During last week’s holiday-shortened trading we saw the S&P 500 close at its highest levels since prior to last August’s swift equity market sell-off.

Our market technician David Chojnacki pointed out in a strategy note last Friday: “The big story was the Nasdaq-100 closing at a new high (last Thursday) and its highest close since February of 2001.” [Nasdaq-100 ETF Breakout]

Late last year in these weekly recap pieces we pointed to the necessity of the technology sector to demonstrate and maintain leadership in order for any sustained equity rally to take place, and so far in 2012, this has certainly been the case. It is no coincidence that the second heaviest weighting in the Nasdaq-100, Microsoft (MSFT) with an 8.49% weighting, turned in a stellar showing last week and closed at its highest level since early 2010 on enormous trading volume on Friday post earnings.

We see support in the Nasdaq-100 in the 2429 down to the 2425 range as well as down at 2401, with technical resistance at 2437 and 2450. On the SPX, 1312 and 1300 should provide near term support while 1316 and 1325 are resistance levels.

In addition to technology, a sector that has been tremendously beaten down over the last several years, financials continued to rally last week and we also saw evidence of upside call buyers, expressing the sentiment that this sector rally is not yet finished.

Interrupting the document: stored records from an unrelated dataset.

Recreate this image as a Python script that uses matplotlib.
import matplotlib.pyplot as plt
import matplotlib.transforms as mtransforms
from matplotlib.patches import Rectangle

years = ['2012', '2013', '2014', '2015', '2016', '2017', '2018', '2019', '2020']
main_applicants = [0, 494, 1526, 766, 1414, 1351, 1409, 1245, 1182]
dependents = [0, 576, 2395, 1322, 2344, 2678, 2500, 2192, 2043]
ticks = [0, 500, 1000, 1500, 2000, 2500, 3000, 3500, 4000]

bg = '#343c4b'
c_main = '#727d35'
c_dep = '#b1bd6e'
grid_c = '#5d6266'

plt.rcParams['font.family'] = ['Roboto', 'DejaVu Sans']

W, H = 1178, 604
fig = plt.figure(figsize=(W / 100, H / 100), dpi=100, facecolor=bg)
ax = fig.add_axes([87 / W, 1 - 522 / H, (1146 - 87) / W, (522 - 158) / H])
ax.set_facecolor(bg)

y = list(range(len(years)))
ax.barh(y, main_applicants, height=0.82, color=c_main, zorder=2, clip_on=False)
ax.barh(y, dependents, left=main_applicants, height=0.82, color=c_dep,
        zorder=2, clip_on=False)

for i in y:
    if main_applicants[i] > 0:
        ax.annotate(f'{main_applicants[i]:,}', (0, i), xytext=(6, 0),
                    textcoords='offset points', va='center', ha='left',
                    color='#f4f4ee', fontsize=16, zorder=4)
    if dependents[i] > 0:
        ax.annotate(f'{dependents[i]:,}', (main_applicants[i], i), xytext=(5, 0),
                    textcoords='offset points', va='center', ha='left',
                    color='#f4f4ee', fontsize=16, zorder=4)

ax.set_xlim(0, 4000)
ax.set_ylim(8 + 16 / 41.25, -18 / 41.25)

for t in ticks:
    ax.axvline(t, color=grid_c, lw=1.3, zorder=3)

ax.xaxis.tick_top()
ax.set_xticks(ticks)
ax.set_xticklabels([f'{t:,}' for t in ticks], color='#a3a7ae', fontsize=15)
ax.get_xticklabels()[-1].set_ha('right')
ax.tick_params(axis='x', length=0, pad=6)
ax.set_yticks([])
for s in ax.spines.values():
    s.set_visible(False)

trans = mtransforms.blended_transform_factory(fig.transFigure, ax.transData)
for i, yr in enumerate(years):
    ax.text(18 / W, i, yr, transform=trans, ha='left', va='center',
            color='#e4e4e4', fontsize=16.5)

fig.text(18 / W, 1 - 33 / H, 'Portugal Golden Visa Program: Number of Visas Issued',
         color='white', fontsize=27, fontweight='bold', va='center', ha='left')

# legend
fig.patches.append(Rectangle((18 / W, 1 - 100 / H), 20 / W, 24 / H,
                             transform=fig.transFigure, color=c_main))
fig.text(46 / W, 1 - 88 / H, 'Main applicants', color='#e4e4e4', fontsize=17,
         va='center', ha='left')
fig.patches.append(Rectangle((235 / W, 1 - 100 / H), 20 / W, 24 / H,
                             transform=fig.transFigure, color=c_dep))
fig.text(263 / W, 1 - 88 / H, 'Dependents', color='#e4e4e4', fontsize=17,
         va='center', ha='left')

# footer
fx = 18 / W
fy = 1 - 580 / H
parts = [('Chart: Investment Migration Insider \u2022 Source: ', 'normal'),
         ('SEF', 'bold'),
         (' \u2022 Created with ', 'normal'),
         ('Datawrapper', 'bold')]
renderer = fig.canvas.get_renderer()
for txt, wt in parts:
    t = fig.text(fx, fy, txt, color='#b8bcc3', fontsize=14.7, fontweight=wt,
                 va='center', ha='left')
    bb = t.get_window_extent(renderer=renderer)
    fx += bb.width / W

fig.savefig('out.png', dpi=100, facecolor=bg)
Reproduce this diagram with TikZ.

Financial Select Sector SPDR (XLF) closed at its highest level last October of last year, and now squarely remains above its 200 day moving average. We point out that financials still have quite a bit of ground to make up in terms of relative under-performance, as XLF is down 14.09% in the trailing one year period versus SPX up 2.79%, and furthermore, in the trailing five year period, XLF has fallen a hefty 61.74% versus the SPX down only 7.61%.

From a fund flows standpoint in equities, SPDR S&P 500 (SPY) reeled in about $1.6 billion in new assets, followed by PowerShares QQQ (QQQ) with around $650 million accumulated. “Risk-on” sentiment also seemed to play out in the fixed income space last week as both SPDR Barclays High Yield Bond (JNK) and iShares iBoxx High Yield Corporate Bond (HYG) pulled in new assets, approximately $800 million collectively via creations while iShares Barclays 1-3 Year Treasury Bond (SHY) and iShares Barclays 1-3 Year Credit Bond (CSJ) saw sizable outflows. [High-Yield Bond ETFs Rally]

This is possibly an indication that portfolio managers are moving away from cash and equivalents and conservative yielding Treasury bond positions and either back into equities, or into higher yielding bond positions via ETFs. Additionally, emerging markets continued to attract new assets last week, for the second week in a row we might add, as Vanguard Emerging Markets (VWO) accumulated nearly $500 million in flows. Interestingly, whenever VWO has registered near the top of ETF creation activity in the past, it has generally been at the expense of a competing ETF, iShares MSCI Emerging Markets (EEM), as portfolio managers have engaged in swaps away from EEM. However, in the past several weeks, the flows into VWO appear un-linked to EEM, and are simply a reflection of portfolio managers moving into higher risk segments of the equity market such as emerging markets.

In other activity, despite crude oil prices weakening during the latter part of last week, oil/energy related equity ETFs saw inflows for the most part, including creation activity in Market Vectors Oil Services (OIH), Energy Selecto Sector SPDR (XLE) and SPDR S&P Oil & Gas Exploration & Production (XOP).